Literature-to-Film Series, Everything from A to "Z"
One of the most influential entertainment advances in the 20th century has been the innovation of film. It has breathed life into the words that we read and made our favorite characters into untouchable heroes.
Starting March 4, at the Santa Monica College Art Complex, Professors Josh Kanin and David Zehr will be kicking off the 2005 Film Discussion series. These presentations will include four films which were originally adapted from plays, novels and short stories.
"What makes this film series unique is that it combines scholarly insight with pure entertainment," said Josh Kanin, professor of cinema at SMC.
The first film showing this Friday is the French political thriller "Z," adapted from the acclaimed novel written by Vasiles Vasilikos. This film comments on many of the political issues occurring in 1960s Greece.

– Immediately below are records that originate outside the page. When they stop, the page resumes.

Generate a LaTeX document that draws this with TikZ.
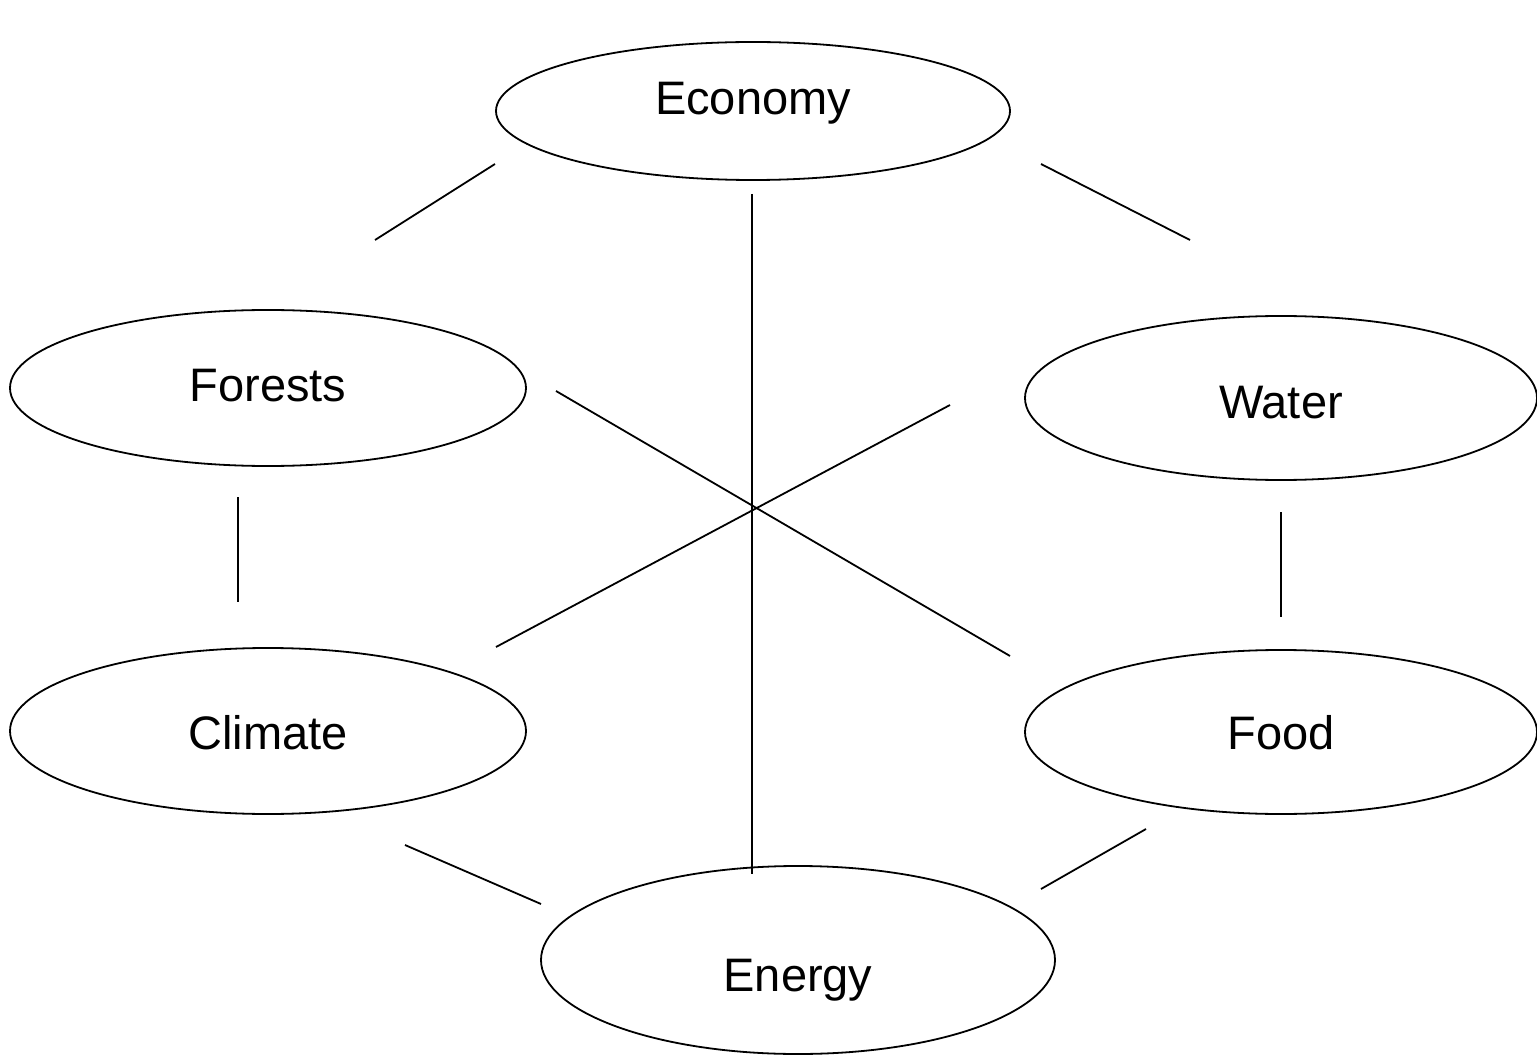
\documentclass[tikz,border=0pt]{standalone}
\usepackage{fontspec}
\setmainfont{Liberation Sans}
\usetikzlibrary{shapes.geometric}
\tikzset{
  ell/.style={draw=black, line width=1.8pt, ellipse, inner sep=0pt, outer sep=0pt},
  lbl/.style={anchor=base, inner sep=0pt, font=\fontsize{47}{56}\selectfont},
  conn/.style={draw=black, line width=1.8pt}
}
\begin{document}
\begin{tikzpicture}[x=1pt,y=-1pt]
\useasboundingbox (0,0) rectangle (1537,1056);
% ellipses
\node[ell, minimum width=514pt, minimum height=138pt] (eco) at (753,111) {};
\node[ell, minimum width=516pt, minimum height=156pt] (for) at (268,388) {};
\node[ell, minimum width=512pt, minimum height=164pt] (wat) at (1281,398) {};
\node[ell, minimum width=516pt, minimum height=166pt] (cli) at (268,731) {};
\node[ell, minimum width=512pt, minimum height=164pt] (foo) at (1281,732) {};
\node[ell, minimum width=514pt, minimum height=188pt] (ene) at (798,960) {};
% labels
\node[lbl] (teco) at (753,115) {Economy};
\node[lbl] (tfor) at (268,402) {Forests};
\node[lbl] (twat) at (1281,418) {Water};
\node[lbl] (tcli) at (268,749) {Climate};
\node[lbl] (tfoo) at (1281,749) {Food};
\node[lbl] (tene) at (798,991) {Energy};
% connector ends
\coordinate (a1) at (495,164); \coordinate (a2) at (375,240);
\coordinate (b1) at (1041,164); \coordinate (b2) at (1190,240);
\coordinate (c1) at (752,194); \coordinate (c2) at (752,874);
\coordinate (d1) at (556,391); \coordinate (d2) at (1010,656);
\coordinate (e1) at (950,405); \coordinate (e2) at (496,647);
\coordinate (f1) at (238,497); \coordinate (f2) at (238,602);
\coordinate (g1) at (1281,512); \coordinate (g2) at (1281,617);
\coordinate (h1) at (405,845); \coordinate (h2) at (541,904);
\coordinate (i1) at (1146,829); \coordinate (i2) at (1041,889);
\draw[conn] (a1) -- (a2);
\draw[conn] (b1) -- (b2);
\draw[conn] (c1) -- (c2);
\draw[conn] (d1) -- (d2);
\draw[conn] (e1) -- (e2);
\draw[conn] (f1) -- (f2);
\draw[conn] (g1) -- (g2);
\draw[conn] (h1) -- (h2);
\draw[conn] (i1) -- (i2);
\end{tikzpicture}
\end{document}
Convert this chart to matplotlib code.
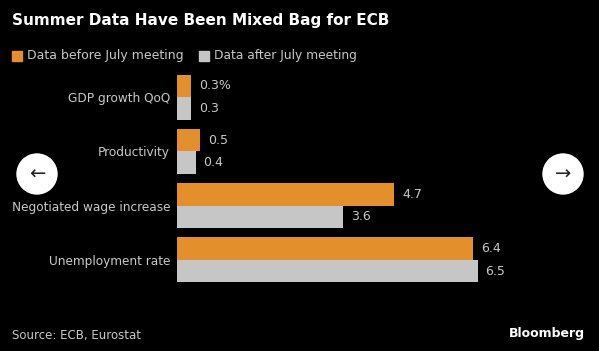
import matplotlib
matplotlib.use("Agg")
import matplotlib.pyplot as plt
from matplotlib.patches import Circle, Rectangle
import numpy as np

# Data
categories = ["GDP growth QoQ", "Productivity", "Negotiated wage increase", "Unemployment rate"]
before_july = [0.3, 0.5, 4.7, 6.4]
after_july = [0.3, 0.4, 3.6, 6.5]
series_names = ["Data before July meeting", "Data after July meeting"]

ORANGE = "#E38F2C"
GRAY = "#C6C6C6"
TEXT = "#C8C8C8"
BG = "#000000"

fig = plt.figure(figsize=(5.99, 3.51), dpi=100, facecolor=BG)
ax = fig.add_axes([177 / 599, 1 - 287 / 351, (547 - 177) / 599, (287 - 70) / 351])
ax.set_facecolor(BG)

y = np.arange(len(categories))
h = 0.415
ax.barh(y - h / 2, before_july, height=h, color=ORANGE)
ax.barh(y + h / 2, after_july, height=h, color=GRAY)

for i, (b, a) in enumerate(zip(before_july, after_july)):
    lab = f"{b}%" if i == 0 else f"{b}"
    ax.text(b + 0.17, i - h / 2, lab, color=TEXT, fontsize=9, va="center", ha="left")
    ax.text(a + 0.17, i + h / 2, f"{a}", color=TEXT, fontsize=9, va="center", ha="left")

ax.set_xlim(0, 8)
ax.set_ylim(-0.5, len(categories) - 0.5)
ax.invert_yaxis()
ax.set_yticks(y)
ax.set_yticklabels(categories, color=TEXT, fontsize=8.7)
ax.tick_params(axis="y", length=0, pad=5)
ax.set_xticks([])
for s in ax.spines.values():
    s.set_visible(False)

# Title and legend
fig.text(12 / 599, 1 - 21 / 351, "Summer Data Have Been Mixed Bag for ECB",
         color="white", fontsize=11, fontweight="bold", va="center", ha="left")
fig.patches.append(Rectangle((12 / 599, 1 - 61 / 351), 10 / 599, 10 / 351,
                             transform=fig.transFigure, color=ORANGE))
fig.text(27 / 599, 1 - 56 / 351, series_names[0], color=TEXT, fontsize=9, va="center", ha="left")
fig.patches.append(Rectangle((199 / 599, 1 - 61 / 351), 10 / 599, 10 / 351,
                             transform=fig.transFigure, color=GRAY))
fig.text(214 / 599, 1 - 56 / 351, series_names[1], color=TEXT, fontsize=8.8, va="center", ha="left")

# Footer
fig.text(12 / 599, 1 - 336 / 351, "Source: ECB, Eurostat", color=TEXT, fontsize=8.5, va="center", ha="left")
fig.text(585 / 599, 1 - 334 / 351, "Bloomberg", color="white", fontsize=9, fontweight="bold",
         va="center", ha="right")

# Carousel arrow buttons
for cx, arrow in [(37, "\u2190"), (563, "\u2192")]:
    fig.patches.append(Circle((cx, 351 - 174), 20, transform=None, color="white", zorder=5))
    fig.text(cx / 599, 1 - 174 / 351, arrow, color="#222222", fontsize=14,
             va="center", ha="center", zorder=6)

fig.savefig("out.png", dpi=100, facecolor=BG)
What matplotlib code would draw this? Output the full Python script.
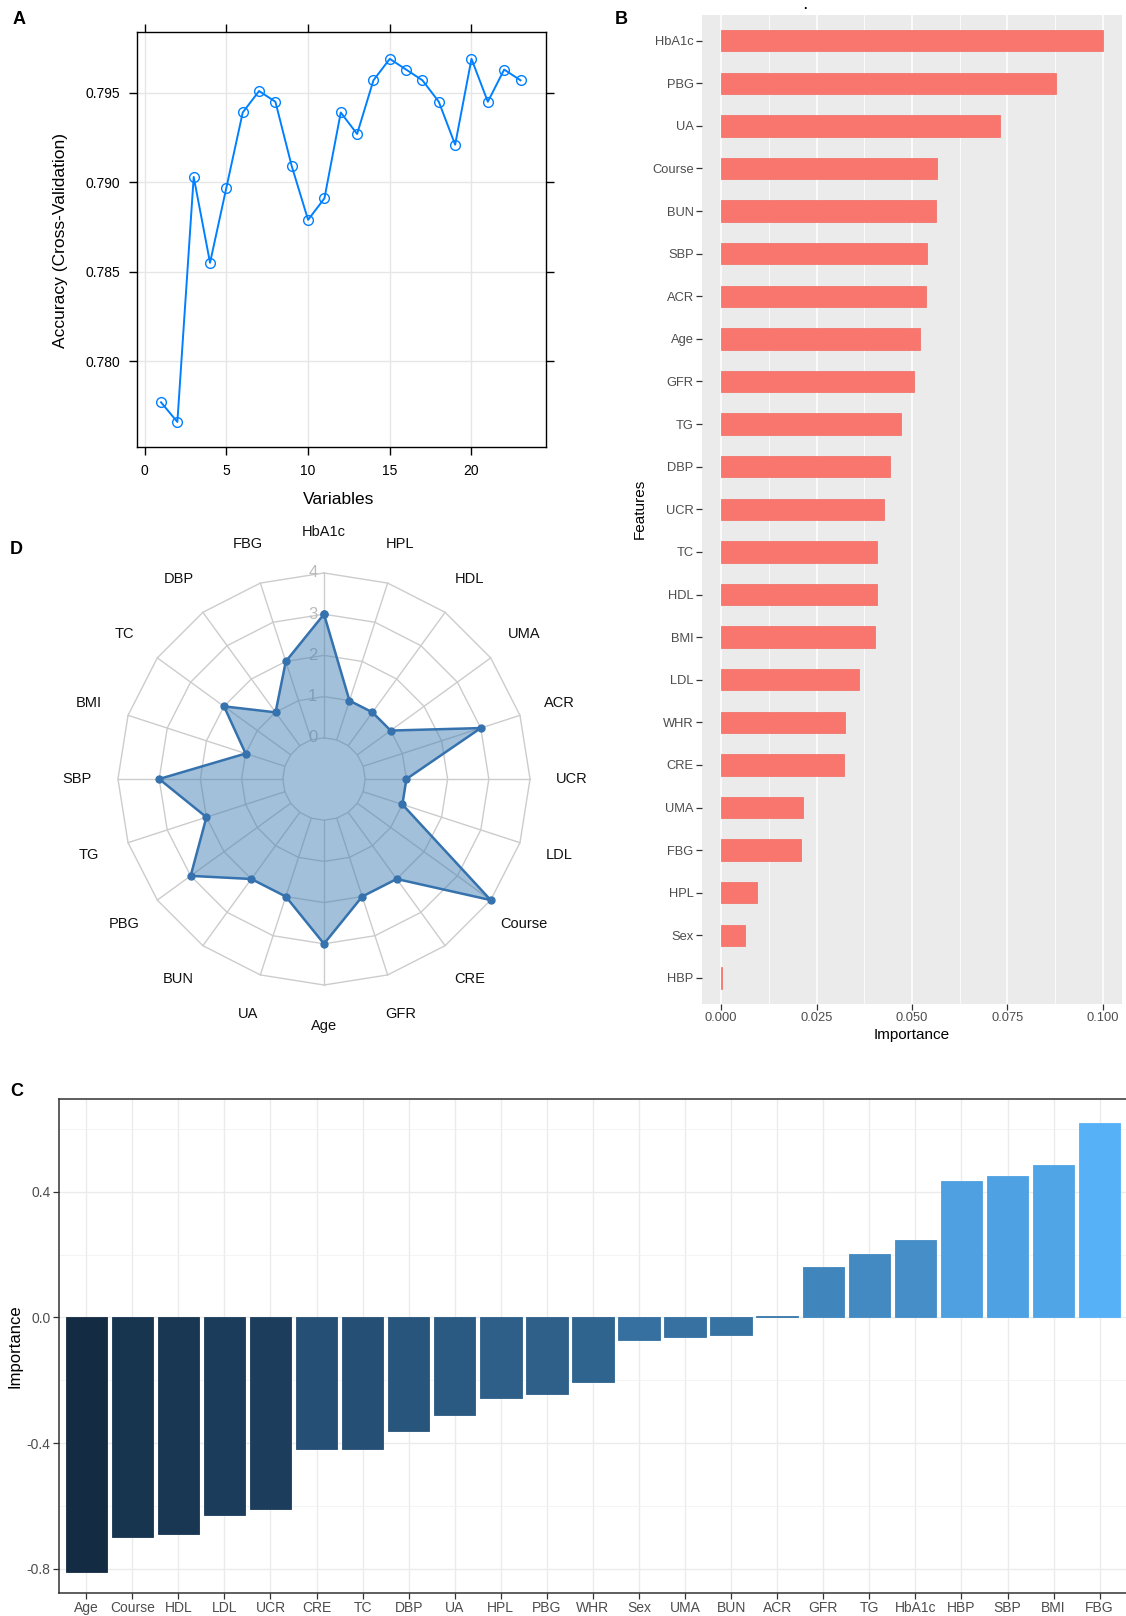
import numpy as np
import matplotlib
matplotlib.use("Agg")
import matplotlib.pyplot as plt
from matplotlib.colors import LinearSegmentedColormap
from matplotlib.ticker import MultipleLocator, FormatStrFormatter

plt.rcParams['font.family'] = ['Liberation Sans', 'DejaVu Sans']
plt.rcParams['axes.unicode_minus'] = False

# ---------------- data ----------------
# A: recursive feature elimination, accuracy vs. number of variables
n_vars = list(range(1, 24))
cv_accuracy = [0.7777, 0.7766, 0.7903, 0.7855, 0.7897, 0.7939, 0.7951, 0.7945,
               0.7909, 0.7879, 0.7891, 0.7939, 0.7927, 0.7957, 0.7969, 0.7963,
               0.7957, 0.7945, 0.7921, 0.7969, 0.7945, 0.7963, 0.7957]

# B: random forest importance
rf_features = ['HbA1c', 'PBG', 'UA', 'Course', 'BUN', 'SBP', 'ACR', 'Age', 'GFR',
               'TG', 'DBP', 'UCR', 'TC', 'HDL', 'BMI', 'LDL', 'WHR', 'CRE', 'UMA',
               'FBG', 'HPL', 'Sex', 'HBP']
rf_importance = [0.1000, 0.0877, 0.0730, 0.0565, 0.0563, 0.0540, 0.0537, 0.0521,
                 0.0504, 0.0472, 0.0442, 0.0426, 0.0409, 0.0409, 0.0403, 0.0361,
                 0.0324, 0.0321, 0.0215, 0.0209, 0.0095, 0.0063, 0.0003]

# D: radar of selection scores
radar_axes = ['HbA1c', 'HPL', 'HDL', 'UMA', 'ACR', 'UCR', 'LDL', 'Course', 'CRE',
              'GFR', 'Age', 'UA', 'BUN', 'PBG', 'TG', 'SBP', 'BMI', 'TC', 'DBP', 'FBG']
radar_scores = [3, 1, 1, 1, 3, 1, 1, 4, 2, 2, 3, 2, 2, 3, 2, 3, 1, 2, 1, 2]
radar_levels = [0, 1, 2, 3, 4]

# C: signed importance (coefficients)
coef_features = ['Age', 'Course', 'HDL', 'LDL', 'UCR', 'CRE', 'TC', 'DBP', 'UA',
                 'HPL', 'PBG', 'WHR', 'Sex', 'UMA', 'BUN', 'ACR', 'GFR', 'TG',
                 'HbA1c', 'HBP', 'SBP', 'BMI', 'FBG']
coef_values = [-0.81, -0.70, -0.69, -0.63, -0.61, -0.42, -0.42, -0.36, -0.31,
               -0.255, -0.245, -0.205, -0.072, -0.062, -0.055, 0.005, 0.16, 0.203,
               0.248, 0.434, 0.449, 0.485, 0.618]

# ---------------- layout helpers ----------------
W, H = 1126, 1616
fig = plt.figure(figsize=(W / 100, H / 100), dpi=100)


def rect(x0, y0, x1, y1):
    return [x0 / W, 1 - y1 / H, (x1 - x0) / W, (y1 - y0) / H]


def ftext(x, y, s, **kw):
    fig.text(x / W, 1 - y / H, s, **kw)


# ---------------- A ----------------
axA = fig.add_axes(rect(137, 32, 546, 447))
axA.plot(n_vars, cv_accuracy, color='#0080FF', lw=1.4, marker='o', ms=7,
         mfc='none', mec='#0080FF', mew=1.0, zorder=3)
axA.set_xlim(-0.47, 24.56)
axA.set_ylim(0.7752, 0.7984)
axA.set_xticks([0, 5, 10, 15, 20])
axA.set_yticks([0.780, 0.785, 0.790, 0.795])
axA.yaxis.set_major_formatter(FormatStrFormatter('%.3f'))
axA.grid(True, color='#E6E6E6', lw=1.0)
axA.set_axisbelow(True)
axA.tick_params(direction='out', length=6, width=1, top=True, right=True,
                labelsize=10, pad=6, colors='black')
for s in axA.spines.values():
    s.set_color('black')
    s.set_linewidth(1.0)
ftext(339, 500, 'Variables', fontsize=12.5, ha='center', va='center')
ftext(61, 240, 'Accuracy (Cross-Validation)', fontsize=12.5, ha='center',
      va='center', rotation=90)

# ---------------- B ----------------
axB = fig.add_axes(rect(702, 15.1, 1122, 1003.5))
axB.set_facecolor('#EBEBEB')
ypos = np.arange(len(rf_features))[::-1]
axB.barh(ypos, rf_importance, height=0.5, color='#F8766D', edgecolor='#F26B62',
         lw=0.5, zorder=3)
axB.set_ylim(-0.6, len(rf_features) - 0.4)
axB.set_xlim(-0.005, 0.105)
axB.set_yticks(ypos)
axB.set_yticklabels(rf_features)
axB.xaxis.set_major_locator(MultipleLocator(0.025))
axB.xaxis.set_minor_locator(MultipleLocator(0.0125))
axB.xaxis.set_major_formatter(FormatStrFormatter('%.3f'))
axB.grid(True, which='major', axis='x', color='white', lw=1.1)
axB.grid(True, which='minor', axis='x', color='white', lw=0.55)
axB.set_axisbelow(True)
for s in axB.spines.values():
    s.set_visible(False)
axB.tick_params(which='major', length=4, width=0.9, color='#333333',
                labelcolor='#4D4D4D', labelsize=9.3, pad=2)
axB.tick_params(which='minor', length=0)
ftext(912, 1035, 'Importance', fontsize=11, ha='center', va='center')
ftext(640, 509, 'Features', fontsize=11, ha='center', va='center', rotation=90)
ftext(805, 9, '.', fontsize=9, ha='center', va='baseline', fontweight='bold')

# ---------------- D (radar) ----------------
axD = fig.add_axes(rect(24, 509, 624, 1049))
axD.set_xlim(-7.28, 7.28)
axD.set_ylim(-6.553, 6.553)
axD.axis('off')
n_ax = len(radar_axes)
theta = 2 * np.pi * np.arange(n_ax) / n_ax
theta_c = np.append(theta, theta[0])
offset = 1.0  # radial offset so that level 0 sits away from the centre

for lvl in radar_levels:
    r = lvl + offset
    axD.plot(r * np.sin(theta_c), r * np.cos(theta_c), color='#CCCCCC', lw=1.0,
             zorder=1)
r_in, r_out = radar_levels[0] + offset, radar_levels[-1] + offset
for t in theta:
    axD.plot([r_in * np.sin(t), r_out * np.sin(t)],
             [r_in * np.cos(t), r_out * np.cos(t)], color='#CCCCCC', lw=1.0,
             zorder=1)

# level numbers sit underneath the filled polygon
for lvl in radar_levels:
    axD.text(-0.27, lvl + offset, str(lvl), color='#BBBBBB', fontsize=12,
             ha='center', va='center', zorder=1.5)

rs = np.array(radar_scores + radar_scores[:1], dtype=float) + offset
axD.fill(rs * np.sin(theta_c), rs * np.cos(theta_c), color='#4682B4', alpha=0.5,
         lw=0, zorder=2)
axD.plot(rs * np.sin(theta_c), rs * np.cos(theta_c), color='#3572AE', lw=1.8,
         marker='o', ms=5, zorder=3)

r_lab = 1.2 * r_out
for name, t in zip(radar_axes, theta):
    axD.text(r_lab * np.sin(t), r_lab * np.cos(t), name, fontsize=10.5,
             ha='center', va='center', color='#111111')

# ---------------- C ----------------
axC = fig.add_axes(rect(58.6, 1099.4, 1127.3, 1593))
cmap = LinearSegmentedColormap.from_list('ggblue', ['#132B43', '#56B1F7'])
vals = np.array(coef_values)
frac = (vals - vals.min()) / (vals.max() - vals.min())
xs = np.arange(len(coef_features))
cols = [cmap(f) for f in frac]
axC.bar(xs, vals, width=0.9, color=cols, edgecolor=cols, lw=0.6, zorder=3)
axC.set_xlim(-0.6, len(coef_features) - 0.4)
axC.set_ylim(-0.877, 0.694)
axC.set_xticks(xs)
axC.set_xticklabels(coef_features)
axC.yaxis.set_major_locator(MultipleLocator(0.4))
axC.yaxis.set_minor_locator(MultipleLocator(0.2))
axC.yaxis.set_major_formatter(FormatStrFormatter('%.1f'))
axC.grid(True, which='major', color='#EBEBEB', lw=1.0)
axC.grid(True, which='minor', axis='y', color='#F2F2F2', lw=0.6)
axC.set_axisbelow(True)
for s in axC.spines.values():
    s.set_color('#333333')
    s.set_linewidth(1.1)
axC.tick_params(which='major', length=4, width=0.9, color='#333333',
                labelcolor='#4D4D4D', labelsize=10, pad=2)
axC.tick_params(which='minor', length=0)
ftext(15.3, 1346, 'Importance', fontsize=12, ha='center', va='center', rotation=90)

# ---------------- panel letters ----------------
for letter, (px, py) in {'A': (19, 20), 'B': (621, 19), 'C': (16.5, 1092),
                         'D': (16.5, 549)}.items():
    ftext(px, py, letter, fontsize=13, fontweight='bold', ha='center', va='center')

fig.savefig('out.png', dpi=100, facecolor='white')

It involves a government cover-up surrounding a violent attack on a passionate left-wing protestor. What seems to be an innocent accident could potentially be a government conspiracy.
This picture has received a number of awards, including two Academy Awards, one for best foreign film (1969), and a second for best film editing (1969). In addition, the picture received a Golden Globe for best foreign film.
Director Constantine Costa-Gavras, has been involved in the entertainment industry for nearly 50 years, and has directed such films as, "Cliar de Femme" (1979) and "Betrayed" (1988). The movie itself contains a mixture of actual events, intertwined with a powerful fictional story, that relates to many of today's political issues.
All of the pictures in the series will be followed by a short but insightful discussion looking into the messages portrayed in the stories themselves. "We will have lively and intellectual discussions after watching each of these superb films," said Kanin, who will be leading the film discussions with Zehr.
The concept for this film series is the idea of literature created into film. The combination of English Professor Zehr and Cinema Professor Kanin will help others understand the similarities and differences in both. The viewers will be able to see how the author portrayed one concept in the novel and how the director chooses to interpret the idea in the motion picture.
The second installment, to be shown on Friday, April 1, is the film "Tom Jones," adapted from the novel written by acclaimed 18th century writer Henry Fielding. This film won four Academy Awards in 1963, including best picture. This story deals largely with the ideas of love, sex, scandal, money, and makes for an interesting, funny adventure.
The third novel-turned-film is "Woman in the Dunes." This amazing story, written by the Japanese author Kobo Abe, and directed by Hiroshi Teshigahara, was adapted in 1964.
"This film is as close to perfection as you can get," said Kristen Eimer, a Santa Monica College student who has a profound interest in cinematography. "It is strange, yet fascinating."
The story takes place in a far away desert where an entomologist is trapped in an enormous sand dune and soon discovers a strange woman. This movie will be shown on Friday, April 29.
The last picture that will be discussed on Friday, June 3, is Shakespeare's classic, "The Taming of the Shrew." This version of the play was released in 1967 and includes such Hollywood stars as Elizabeth Taylor and Richard Burton.
The film was overseen by the Italian director Franco Zeffirelli, whose entertainment history includes such motion pictures as the 1990 version of "Hamlet" and the 1968 rendition of "Romeo and Juliet."
The classic Shakespearean story deals with the comedic relationship between a stubborn, angry wife and an adventurous husband. Their struggles to get along and manage one another create a hilarious story.
All four of these films are said to be "electric" and the discussions following them should be thought- provoking and exciting.
These lectures are free of charge and will be held at 6 p.m. in room 214 of the Art Complex on the dates provided above. Parking is sufficient and free, and this event is not only open to students but also open to the public.